Opportunities: Fast facts
- Upgraded biomethane can serve as a supplementary source of gas (for industrial use, and potentially vehicule fuel) in the Western Cape, due to declining supply of natural gas from petroleum refineries. Additionally, the carbon dioxide recovered from the upgrading can be used in the food and chemical industries.
- Biodiesel from waste vegetable oil presents an opportunity on the small-scale.
- There is market interest in bioenergy from the production of syngas using woody biomass, and liquid biofuels from algal cultivation.
GreenCape’s work in the space
The Bioenergy project aims to identify and accelerate the uptake of bioenergy opportunities in the Western Cape.
The feasibility of bioenergy opportunities has been explored in a number of projects:
- Developing a Business Case for Sustainable Biofuels in South Africa (2013)
- Biofuels: From Viability to Pilot Projects. Status Quo of the Biofuels Sector in the Western Cape (2014)
- Biofuels: From Viability to Pilot Projects. Re-assessment of the Western Cape’s biofuel production potential via a multi-criteria analysis (2015)
- Assessment of Process Options for Triticale Fermentation to Ethanol in the Western Cape (2016)
The above projects investigated liquid biofuels such as biodiesel and bioethanol from energy crops with a focused study on the viability of large scale bioethanol production from triticale.

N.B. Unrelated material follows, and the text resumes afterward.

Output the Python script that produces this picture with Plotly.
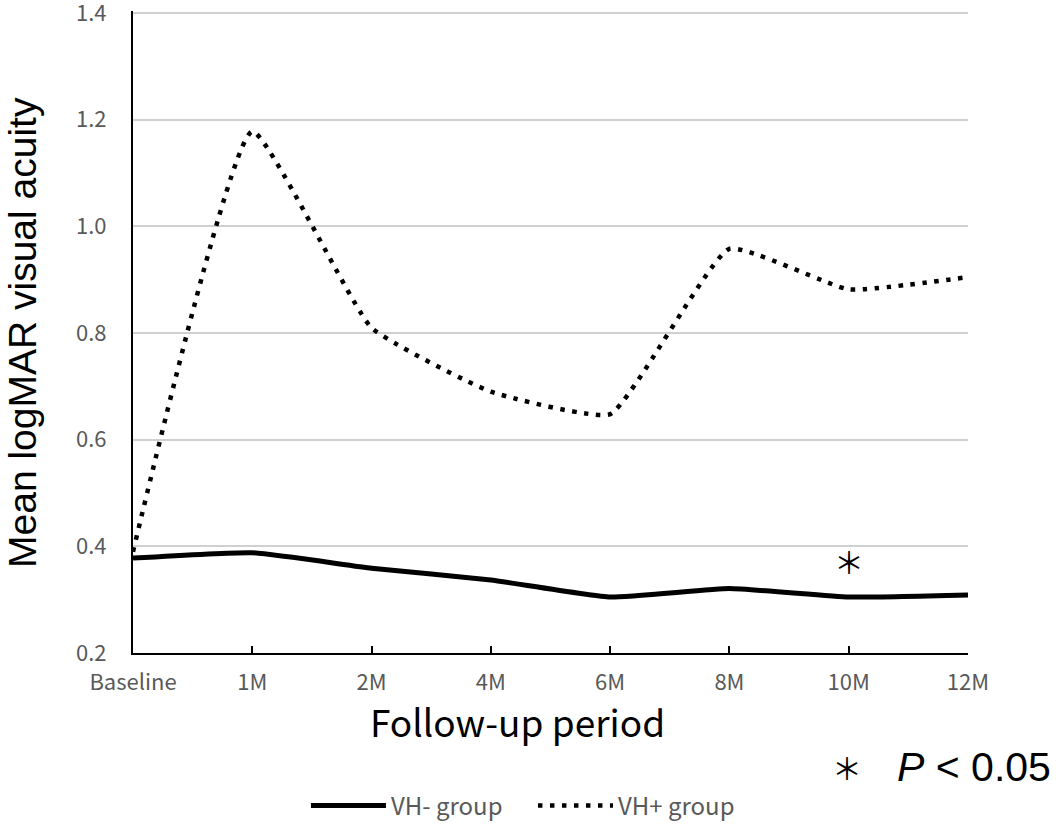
import plotly.graph_objects as go

periods = ["Baseline", "1M", "2M", "4M", "6M", "8M", "10M", "12M"]
vh_minus = [0.378, 0.388, 0.359, 0.337, 0.305, 0.321, 0.305, 0.309]
vh_plus = [0.39, 1.178, 0.81, 0.69, 0.648, 0.958, 0.882, 0.905]
y_ticks = [0.2, 0.4, 0.6, 0.8, 1.0, 1.2, 1.4]
sig_period = "10M"
sig_y = 0.372

fig = go.Figure()
fig.add_trace(go.Scatter(
    x=periods, y=vh_minus, name="VH- group", mode="lines",
    line=dict(color="black", width=5, shape="spline", smoothing=0.4),
))
fig.add_trace(go.Scatter(
    x=periods, y=vh_plus, name="VH+ group", mode="lines",
    line=dict(color="black", width=4.5, dash="4.5px,7.5px", shape="spline", smoothing=0.4),
))

fig.add_annotation(x=sig_period, y=sig_y, text="＊", showarrow=False,
                   xanchor="center", yanchor="middle",
                   font=dict(family="Noto Sans CJK JP", size=30, color="black"))
fig.add_annotation(xref="paper", yref="paper", x=-0.133, y=0.5, text="Mean logMAR visual acuity",
                   textangle=-90, showarrow=False, xanchor="center", yanchor="middle",
                   font=dict(family="Liberation Sans", size=39, color="black"))
fig.add_annotation(xref="paper", yref="paper", x=0.461, y=-0.106, text="Follow-up period",
                   showarrow=False, xanchor="center", yanchor="middle",
                   font=dict(family="Noto Sans CJK JP", size=37, color="black"))
fig.add_annotation(xref="paper", yref="paper", x=0.855, y=-0.178, text="＊",
                   showarrow=False, xanchor="center", yanchor="middle",
                   font=dict(family="Noto Sans CJK JP", size=30, color="black"))
fig.add_annotation(xref="paper", yref="paper", x=1.102, y=-0.178, xanchor="right", yanchor="middle",
                   text="<i>P</i> &lt; 0.05",
                   showarrow=False,
                   font=dict(family="Liberation Sans", size=41, color="black"))

fig.update_layout(
    width=1061, height=824,
    margin=dict(l=133, r=93, t=11, b=171, autoexpand=False),
    paper_bgcolor="white", plot_bgcolor="white",
    showlegend=True,
    legend=dict(orientation="h", x=0.479, xanchor="center", y=-0.238, yanchor="middle",
                font=dict(family="Noto Sans CJK JP", size=24, color="#595959"),
                itemwidth=75, entrywidth=137, entrywidthmode="pixels"),
    xaxis=dict(
        type="category", range=[0, 7], showgrid=False, automargin=False,
        showline=True, linecolor="black", linewidth=2,
        ticks="inside", ticklen=7, tickwidth=2, tickcolor="black",
        tickfont=dict(family="Noto Sans CJK JP", size=22, color="#595959"),
        ticklabelstandoff=9,
    ),
    yaxis=dict(
        range=[0.2, 1.404], tickmode="array", tickvals=y_ticks,
        ticktext=[f"{v:.1f}" for v in y_ticks], automargin=False,
        ticklabeloverflow="allow",
        showgrid=True, gridcolor="#d0d0d0", gridwidth=1.5,
        showline=True, linecolor="black", linewidth=2,
        zeroline=False,
        tickfont=dict(family="Noto Sans CJK JP", size=22, color="#595959"),
        ticklabelstandoff=20,
    ),
)

fig.write_html("out.html", config={"displayModeBar": False},
               post_script="document.body.style.margin='0';document.body.style.overflow='hidden';")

Triticale is of particular interest in the Western Cape due to its suitability for (primarily dry land) cultivation, the opportunity to return marginal land into production by enhancing its productivity through crop rotation with triticale and the attendant opportunities this could create for emerging farmers. Focus has shifted away from liquid biofuels due to a number of factors such as delays in national policy instruments including an proposed incentive programme influenced by a nationwide drought and the low basic fuel price.
The focus of the Bioenergy project for 2016/2017 is on the business case for biogas generation from organic waste streams which is increasingly gaining commercial interest, in part driven by more stringent national and regional waste management regulations (e.g. more stringent requirements for composting facilities and potential banning of organics from landfill). The biogas business case aims to illustrate when biogas may be appropriate and what the alternatives are. The intent is to ensure that organic waste generators / potential investors are aware of and select this technology when appropriate and do not select biogas over an alternative (green technology) that could better serve their needs or at the expense of an alternative technology that would have greater value-add potential / business benefit.
The Bioenergy project works closely with the Western Cape Industrial Symbiosis Programme (WISP) in assisting project developers to source feedstock.
The business case and a feasibility assessment decision support tool will be made available after March 2017.